Garwoofoo
Play
Fire Emblem: Three Houses - the most "more than the sum of its parts" game I've ever played. The actual strategy sections lack clever mechanics - there's nothing here like Disgaea's team-ups, or XCOM's overwatch system - so they tend to be plodding affairs as people with swords clump slowly around the battlefield hacking lumps out of each other. The visual novel sections that intersperse them are long-winded and twee. Developing your characters involves hundreds of menus and endless repetitive training sessions. And to top it all of there is an interminable section that recurs again and again involving you running around a monastery doing pointless fetch quests. Nothing about this really works.
And yet - and yet! - it is somehow quite, quite brilliant. It's a game where I genuinely care about the little people I am moving around on the battlefield. I am invested in the ridiculous story. I'm rooting for my team as they try and pass their exams. None of this makes sense. A great, mad game.

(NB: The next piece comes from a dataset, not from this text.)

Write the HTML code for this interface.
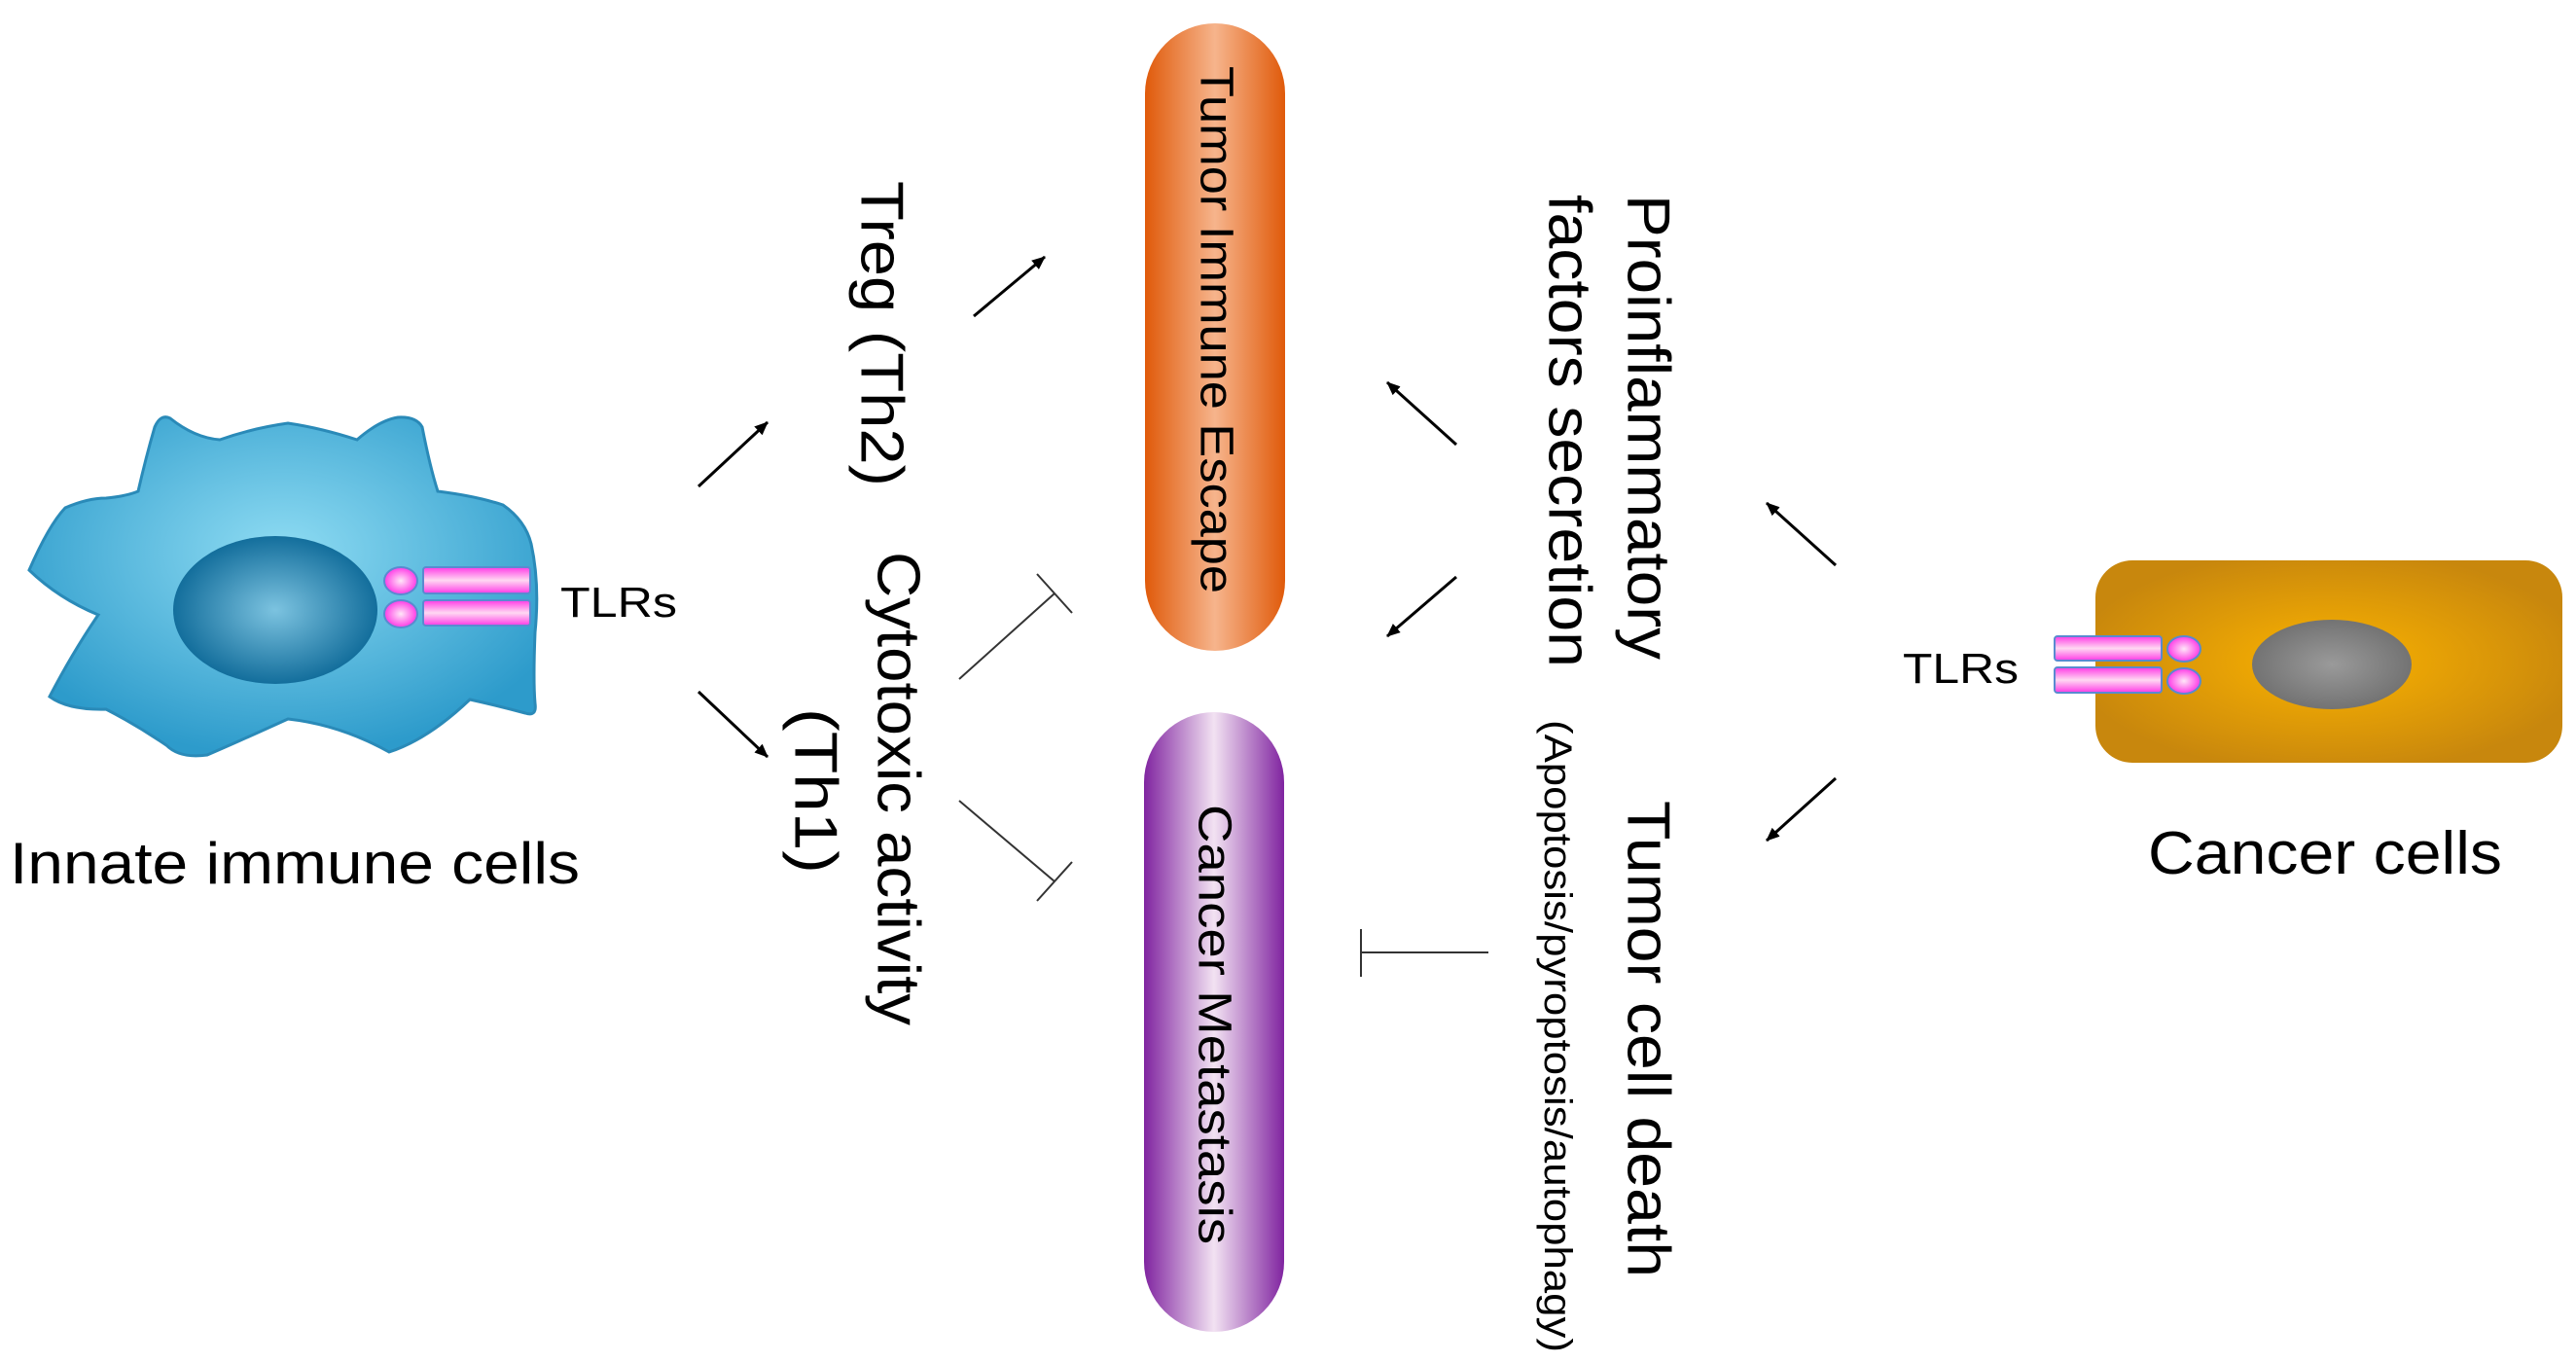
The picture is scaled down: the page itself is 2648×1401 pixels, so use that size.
<!DOCTYPE html>
<html><head><meta charset="utf-8"><style>html,body{margin:0;padding:0;background:#fff}svg{display:block}</style></head>
<body>
<svg width="2648" height="1401" viewBox="0 0 2648 1401" xmlns="http://www.w3.org/2000/svg" font-family="Liberation Sans, Arial, sans-serif">
<defs>
<radialGradient id="cellg" cx="0.5" cy="0.4" r="0.6"><stop offset="0" stop-color="#8fdcf3"/><stop offset="1" stop-color="#2d9bcb"/></radialGradient>
<radialGradient id="nucg" cx="0.5" cy="0.5" r="0.5"><stop offset="0" stop-color="#7cc3e0"/><stop offset="1" stop-color="#136e9c"/></radialGradient>
<radialGradient id="cang" cx="0.5" cy="0.5" r="0.55"><stop offset="0" stop-color="#fbb300"/><stop offset="1" stop-color="#c8870d"/></radialGradient>
<radialGradient id="cnuc" cx="0.5" cy="0.5" r="0.5"><stop offset="0" stop-color="#9a9a9a"/><stop offset="1" stop-color="#737373"/></radialGradient>
<linearGradient id="orag" x1="0" y1="0" x2="1" y2="0"><stop offset="0" stop-color="#e05a0a"/><stop offset="0.5" stop-color="#f6b48c"/><stop offset="1" stop-color="#e05a0a"/></linearGradient>
<linearGradient id="purg" x1="0" y1="0" x2="1" y2="0"><stop offset="0" stop-color="#8024a0"/><stop offset="0.5" stop-color="#f2e2f2"/><stop offset="1" stop-color="#8024a0"/></linearGradient>
<linearGradient id="tlrg" x1="0" y1="0" x2="0" y2="1"><stop offset="0" stop-color="#ff3ae6"/><stop offset="0.5" stop-color="#ffd8f2"/><stop offset="1" stop-color="#ff3ae6"/></linearGradient>
<radialGradient id="tlrc" cx="0.5" cy="0.5" r="0.5"><stop offset="0" stop-color="#ffe6f8"/><stop offset="1" stop-color="#ff3ae6"/></radialGradient>
<marker id="ah" markerWidth="14" markerHeight="12" refX="13" refY="6" orient="auto" markerUnits="userSpaceOnUse"><path d="M0,0 L14,6 L0,12 z" fill="#000"/></marker>
</defs>

<path d="M30,586 Q50,540 67,522 Q90,512 109,512 Q130,510 142,505 Q150,470 159,439 Q165,425 175,430 Q200,450 226,452 Q260,440 296,435 Q330,440 367,452 Q390,432 409,429 Q428,428 434,439 Q442,480 450,505 Q490,510 517,519 Q540,535 546,559 Q555,600 550,650 Q548,700 550,723 Q552,737 540,733 Q510,725 483,719 Q440,760 400,773 Q350,745 296,739 Q250,760 213,776 Q185,780 171,766 Q140,745 109,729 Q70,730 51,716 Q75,670 101,632 Q60,615 30,586 Z" fill="url(#cellg)" stroke="#2a8ab8" stroke-width="3"/>
<ellipse cx="283" cy="627" rx="105" ry="76" fill="url(#nucg)"/>
<ellipse cx="412" cy="597" rx="17" ry="14" fill="url(#tlrc)" stroke="#5a8ad0" stroke-width="2"/>
<ellipse cx="412" cy="631" rx="17" ry="14" fill="url(#tlrc)" stroke="#5a8ad0" stroke-width="2"/>
<rect x="435" y="583" width="110" height="27" rx="3" fill="url(#tlrg)" stroke="#5a8ad0" stroke-width="2"/>
<rect x="435" y="617" width="110" height="26" rx="3" fill="url(#tlrg)" stroke="#5a8ad0" stroke-width="2"/>
<text x="576" y="634" font-size="44" textLength="120" lengthAdjust="spacingAndGlyphs">TLRs</text>
<text x="10" y="908" font-size="60" textLength="586" lengthAdjust="spacingAndGlyphs">Innate immune cells</text>

<rect x="1177" y="24" width="144" height="645" rx="72" fill="url(#orag)"/>
<rect x="1176" y="732" width="144" height="637" rx="72" fill="url(#purg)"/>
<g font-size="48" dominant-baseline="central">
<text transform="translate(1250,68) rotate(90)" textLength="542" lengthAdjust="spacingAndGlyphs">Tumor Immune Escape</text>
<text transform="translate(1248,827) rotate(90)" textLength="452" lengthAdjust="spacingAndGlyphs">Cancer Metastasis</text>
</g>

<g font-size="62" dominant-baseline="central">
<text transform="translate(906,186) rotate(90)" textLength="314" lengthAdjust="spacingAndGlyphs">Treg (Th2)</text>
<text transform="translate(923,567) rotate(90)" textLength="487" lengthAdjust="spacingAndGlyphs">Cytotoxic activity</text>
<text transform="translate(838,728) rotate(90)" textLength="170" lengthAdjust="spacingAndGlyphs">(Th1)</text>
<text transform="translate(1694,200) rotate(90)" textLength="478" lengthAdjust="spacingAndGlyphs">Proinflammatory</text>
<text transform="translate(1613,200) rotate(90)" textLength="486" lengthAdjust="spacingAndGlyphs">factors secretion</text>
<text transform="translate(1694,823) rotate(90)" textLength="490" lengthAdjust="spacingAndGlyphs">Tumor cell death</text>
</g>
<text transform="translate(1601,740) rotate(90)" font-size="40" dominant-baseline="central" textLength="650" lengthAdjust="spacingAndGlyphs">(Apoptosis/pyroptosis/autophagy)</text>

<g stroke="#000" stroke-width="3" marker-end="url(#ah)">
<line x1="718" y1="500" x2="789" y2="434"/>
<line x1="718" y1="711" x2="789" y2="778"/>
<line x1="1001" y1="325" x2="1074" y2="264"/>
<line x1="1497" y1="457" x2="1426" y2="393"/>
<line x1="1497" y1="593" x2="1426" y2="654"/>
<line x1="1887" y1="581" x2="1816" y2="517"/>
<line x1="1887" y1="800" x2="1816" y2="864"/>
</g>
<g stroke="#333" stroke-width="2" fill="none">
<line x1="986" y1="698" x2="1084" y2="610"/>
<line x1="1066" y1="590" x2="1102" y2="630"/>
<line x1="986" y1="823" x2="1084" y2="906"/>
<line x1="1066" y1="926" x2="1102" y2="886"/>
<line x1="1530" y1="979" x2="1399" y2="979"/>
<line x1="1399" y1="955" x2="1399" y2="1004"/>
</g>

<rect x="2154" y="576" width="480" height="208" rx="38" fill="url(#cang)"/>
<ellipse cx="2397" cy="683" rx="82" ry="46" fill="url(#cnuc)"/>
<rect x="2112" y="654" width="110" height="25" rx="3" fill="url(#tlrg)" stroke="#5a8ad0" stroke-width="2"/>
<rect x="2112" y="686" width="110" height="26" rx="3" fill="url(#tlrg)" stroke="#5a8ad0" stroke-width="2"/>
<ellipse cx="2245" cy="667" rx="17" ry="13" fill="url(#tlrc)" stroke="#5a8ad0" stroke-width="2"/>
<ellipse cx="2245" cy="700" rx="17" ry="13" fill="url(#tlrc)" stroke="#5a8ad0" stroke-width="2"/>
<text x="1956" y="702" font-size="44" textLength="119" lengthAdjust="spacingAndGlyphs">TLRs</text>
<text x="2208" y="898" font-size="62" textLength="364" lengthAdjust="spacingAndGlyphs">Cancer cells</text>
</svg>
</body></html>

Vampire Survivors - a mash-up of Geometry Wars' Pacifism mode and a roguelike, done in a Castlevania style. Weirdly compulsive with a surprising amount of variety and every game leads to more and more unlocks. It's PC only for now (and technically still in Early Access) but well worth checking out.
Want
I'm struggling to think of much here, to be honest. Are we in a bit of a post-Covid gaming slump? Normally by now we'd be starting to look forward to the big Christmas games but I can't really even think of much that's on the horizon.
I'll probably get the Monster Hunter Rise expansion at the end of this month, though.
Bin
Floppy Knights - a clever mechanic looking for a better game. It's just a bit too clunky and a bit too childish for me, though the combination of turn-based strategy and deckbuilding genuinely works. I'm sure someone else will rip off this idea and come up with a classic.